A origem da denominação dessa localidade é a mais remota entre os arrabaldes recifenses uma vez que, antes mesmo da presença Duartina em Pernambuco, o colonizador Pero Vaz Couto escrevia em seu diário de navegação em 7 de fevereiro de 1531 que sete homens tinham se afogado na barra do Recife. Já na época holandesa essa parte do Rio Capibaribe ou dos Ce-dros, era registrada na cartografia como : “Fluvius Afogado-rum” (Rio dos Afogados).
Vila popular mais antiga
É nesta localidade que se encontra a vila popular mais antiga do Recife, a Vila de São Miguel, (Liga Mista dos Proprietários), construída em 1934, por iniciativa no Interventor Carlos de Lima Cavalcanti.
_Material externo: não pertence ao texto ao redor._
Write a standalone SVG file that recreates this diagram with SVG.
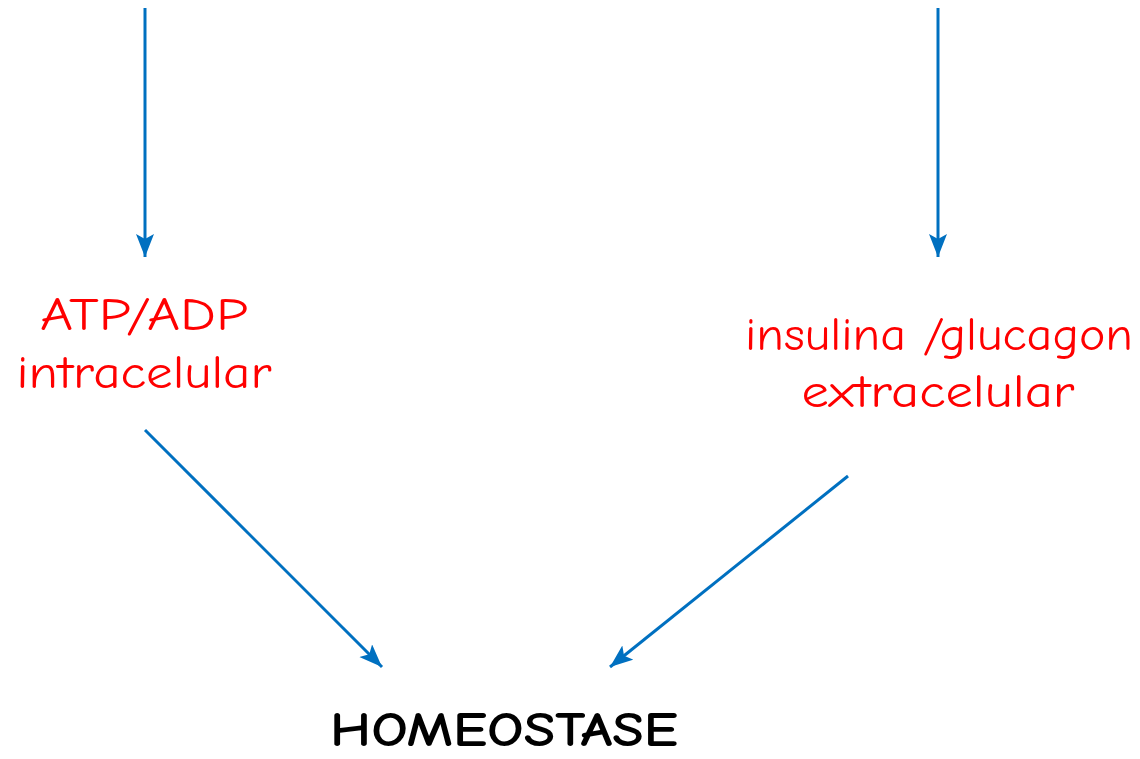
<svg xmlns="http://www.w3.org/2000/svg" width="1140" height="759" viewBox="0 0 1140 759">
<style>
.c{stroke:#0070C0;stroke-width:3;fill:none;marker-end:url(#ah)}
.r{fill:#FF0000;font-family:"Comic Neue","DejaVu Sans","Liberation Sans",sans-serif;font-size:47px;text-anchor:middle}
.b{fill:#000;font-family:"Comic Neue","DejaVu Sans","Liberation Sans",sans-serif;font-weight:bold;font-size:48px;text-anchor:middle}
</style>
<defs>
<marker id="ah" markerUnits="userSpaceOnUse" markerWidth="26" markerHeight="20" refX="23" refY="9" orient="auto" viewBox="0 0 26 20">
<path d="M0,0 L23,9 L0,18 L5,9 z" fill="#0070C0"/>
</marker>
</defs>
<rect width="1140" height="759" fill="#fff"/>
<g id="connectors">
<line class="c" x1="145" y1="8" x2="145" y2="257"/>
<line class="c" x1="938" y1="8" x2="938" y2="257"/>
<line class="c" x1="145" y1="430" x2="382" y2="667"/>
<line class="c" x1="848" y1="476" x2="610" y2="667"/>
</g>
<g id="atp"><text class="r" x="144" y="330" textLength="208" lengthAdjust="spacingAndGlyphs">ATP/ADP</text><text class="r" x="144" y="388" textLength="255" lengthAdjust="spacingAndGlyphs">intracelular</text></g>
<g id="insulina"><text class="r" x="939" y="350" textLength="388" lengthAdjust="spacingAndGlyphs">insulina /glucagon</text><text class="r" x="938" y="407" textLength="273" lengthAdjust="spacingAndGlyphs">extracelular</text></g>
<g id="homeostase"><text class="b" x="504" y="746" textLength="348" lengthAdjust="spacingAndGlyphs">HOMEOSTASE</text></g>
</svg>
A medida daquele administrador visava inibir e, em longo prazo, extinguir a mocambaria (casebres) da capital pernambucana, proibindo a construção, reconstrução e até a licença para consertos de mocambos, uma vez que esse tipo precário e insalubre de moradia havia se tornado verdadeiras fontes de renda para pessoas que cobravam aforamento da terra e de aluguéis de mocambos por elas construídas para exploração imobiliária.
Por volta de 1797, no Governo de D. Thomas José de Melo, eram concluídas as obras do aterro dos Afogados que ligava a Campina do Taborda a essa promissora localidade, próximo a atual Fábrica da Alimonda Irmãos, na cabeceira da Ponte de Afogados.